The company’s latest profit warning arrived just several days after the new CEO Rodolphe Belmer, appointed in October, officially took over.

In early trading sessions, Atos shares went down by 15%. The company said that its financial objectives stated in July could not be met, attributing the outcome to both delays on deals with customers and lower margins at its hardware and software resales division.

Belmer’s reassurances

Belmer reminded everyone that he joined the company last week in an official capacity, at a time when the numbers were being collected and compiled. He said that an assessment of the current financial state led the company to be obligated to issue a profit warning, given the significant variance in key performance indicators.
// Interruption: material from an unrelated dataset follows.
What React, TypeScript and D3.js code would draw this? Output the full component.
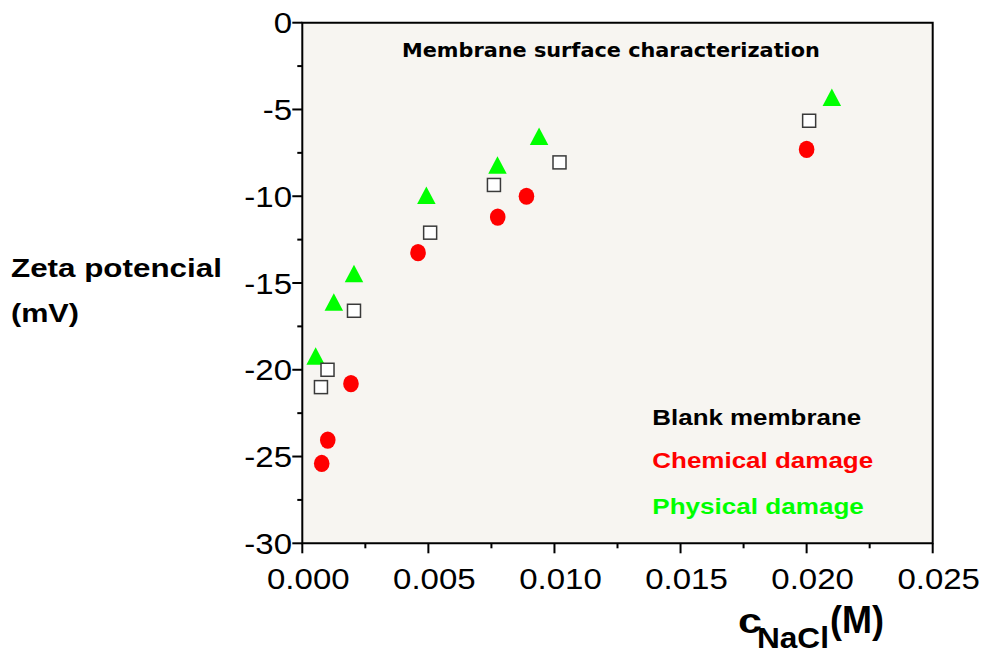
import React, { useLayoutEffect, useRef, useState } from "react";
import * as d3 from "d3";

// NaCl concentration (M) and zeta potential (mV) for each membrane state
const blankX = [0.00074, 0.001, 0.00205, 0.00507, 0.0076, 0.0102, 0.0201];
const blankY = [-21.0, -20.0, -16.6, -12.1, -9.35, -8.05, -5.65];
const chemX = [0.00077, 0.00101, 0.00193, 0.00459, 0.00775, 0.00889, 0.02];
const chemY = [-25.4, -24.05, -20.8, -13.25, -11.2, -10.0, -7.3];
const physX = [0.00053, 0.00125, 0.00205, 0.00492, 0.00774, 0.00939, 0.021];
const physY = [-19.2, -16.1, -14.45, -9.95, -8.2, -6.55, -4.3];

const xMajorTicks = [0, 0.005, 0.01, 0.015, 0.02, 0.025];
const yMajorTicks = [0, -5, -10, -15, -20, -25, -30];
const legendLabels = ["Blank membrane", "Chemical damage", "Physical damage"];
const titleText = "Membrane surface characterization";

const GREEN = "#00ff00";
const RED = "#ff0000";
const SANS = "'Liberation Sans', Arial, sans-serif";

// Text drawn at its natural size, then stretched horizontally to a given width.
function WideText(props: {
  x: number;
  y: number;
  width: number;
  fontSize: number;
  fill?: string;
  fontFamily?: string;
  children: string;
}) {
  const ref = useRef<SVGTextElement>(null);
  const [k, setK] = useState(1);
  useLayoutEffect(() => {
    if (ref.current) {
      const w = ref.current.getComputedTextLength();
      if (w > 0) setK(props.width / w);
    }
  }, [props.width, props.children]);
  return (
    <text
      ref={ref}
      transform={`translate(${props.x},${props.y}) scale(${k},1)`}
      fontFamily={props.fontFamily ?? SANS}
      fontWeight="bold"
      fontSize={props.fontSize}
      fill={props.fill ?? "#000"}
    >
      {props.children}
    </text>
  );
}

export default function App() {
  const left = 302.3;
  const right = 932.7;
  const top = 22.7;
  const bottom = 543.3;

  const x = d3.scaleLinear().domain([0, 0.025]).range([left, right]);
  const y = d3.scaleLinear().domain([-30, 0]).range([bottom, top]);

  const xMinor = d3.range(0.0025, 0.025, 0.005);
  const yMinor = d3.range(-27.5, 0, 5);

  const fs = 30;
  const sx = 1.1;

  const triW = 18.5;
  const triH = 17.5;

  return (
    <svg
      width={987}
      height={653}
      style={{ position: "absolute", left: 0, top: 0, background: "#fff" }}
    >
      {/* plot area */}
      <rect x={left} y={top} width={right - left} height={bottom - top} fill="#f7f5f1" />
      <path
        d={`M${left},${bottom}V${top}H${right}V${bottom}Z`}
        fill="none"
        stroke="#000"
        strokeWidth={2}
      />

      {/* x ticks */}
      {xMajorTicks.map((t) => (
        <g key={"xt" + t}>
          <line x1={x(t)} x2={x(t)} y1={bottom} y2={bottom + 10} stroke="#000" strokeWidth={2} />
          <text
            transform={`translate(${x(t) + 6},589) scale(${sx},1)`}
            textAnchor="middle"
            fontFamily={SANS}
            fontSize={fs}
            fill="#000"
          >
            {t.toFixed(3)}
          </text>
        </g>
      ))}
      {xMinor.map((t) => (
        <line key={"xm" + t} x1={x(t)} x2={x(t)} y1={bottom} y2={bottom + 5} stroke="#000" strokeWidth={2} />
      ))}

      {/* y ticks */}
      {yMajorTicks.map((t) => (
        <g key={"yt" + t}>
          <line x1={left - 10} x2={left} y1={y(t)} y2={y(t)} stroke="#000" strokeWidth={2} />
          <text
            transform={`translate(292,${y(t) + 10.7}) scale(${sx},1)`}
            textAnchor="end"
            fontFamily={SANS}
            fontSize={fs}
            fill="#000"
          >
            {`${t}`}
          </text>
        </g>
      ))}
      {yMinor.map((t) => (
        <line key={"ym" + t} x1={left - 5} x2={left} y1={y(t)} y2={y(t)} stroke="#000" strokeWidth={2} />
      ))}

      {/* title */}
      <WideText x={402} y={57.3} width={418} fontSize={20} fontFamily="'DejaVu Sans', sans-serif">
        {titleText}
      </WideText>

      {/* y axis title */}
      <WideText x={11} y={276.7} width={211} fontSize={26}>
        Zeta potencial
      </WideText>
      <WideText x={11} y={321.7} width={68} fontSize={26}>
        (mV)
      </WideText>

      {/* x axis title */}
      <WideText x={738} y={633} width={24} fontSize={36}>
        c
      </WideText>
      <WideText x={757} y={648} width={72} fontSize={29}>
        NaCl
      </WideText>
      <WideText x={830} y={633} width={54} fontSize={38}>
        (M)
      </WideText>

      {/* legend */}
      <WideText x={652.3} y={425} width={209} fontSize={22}>
        {legendLabels[0]}
      </WideText>
      <WideText x={652.3} y={467.7} width={221} fontSize={22} fill={RED}>
        {legendLabels[1]}
      </WideText>
      <WideText x={652.3} y={514.3} width={211.7} fontSize={22} fill={GREEN}>
        {legendLabels[2]}
      </WideText>

      {/* physical damage: green triangles */}
      {physX.map((v, i) => (
        <path
          key={"p" + i}
          d={`M${x(v)},${y(physY[i]) - triH / 2}L${x(v) + triW / 2},${y(physY[i]) + triH / 2}L${x(v) - triW / 2},${y(physY[i]) + triH / 2}Z`}
          fill={GREEN}
        />
      ))}

      {/* blank membrane: open squares */}
      {blankX.map((v, i) => (
        <rect
          key={"b" + i}
          x={x(v) - 6.5}
          y={y(blankY[i]) - 6.5}
          width={13}
          height={13}
          fill="#fff"
          stroke="#3a3a3a"
          strokeWidth={1.5}
        />
      ))}

      {/* chemical damage: red dots */}
      {chemX.map((v, i) => (
        <ellipse key={"c" + i} cx={x(v)} cy={y(chemY[i])} rx={7.8} ry={8.6} fill={RED} />
      ))}
    </svg>
  );
}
The newly-minted CEO also added that most of the items underlying the severe gap are not recurring, saying he is convinced that the company has the talent and assets needed to turn things around.

A slippery slope

The former CEO, Elie Girard, saw his tenure marred by accounting errors and a profit warning in July last year. The company’s fall saw it leave the blue-chip CAC 40 equity index, leading to speculation about a potential takeover or the introduction of activist investors.

Atos said it expects a 2.4% decline in 2021’sfull year revenues, coming in at 10.8 billion euros ($12.24 billion), well below previous forecasts that said sales would be stable. The company saw its shares slump by about 50% in 2021. It plans to release the 2022 objectives late next month (Feb, 28).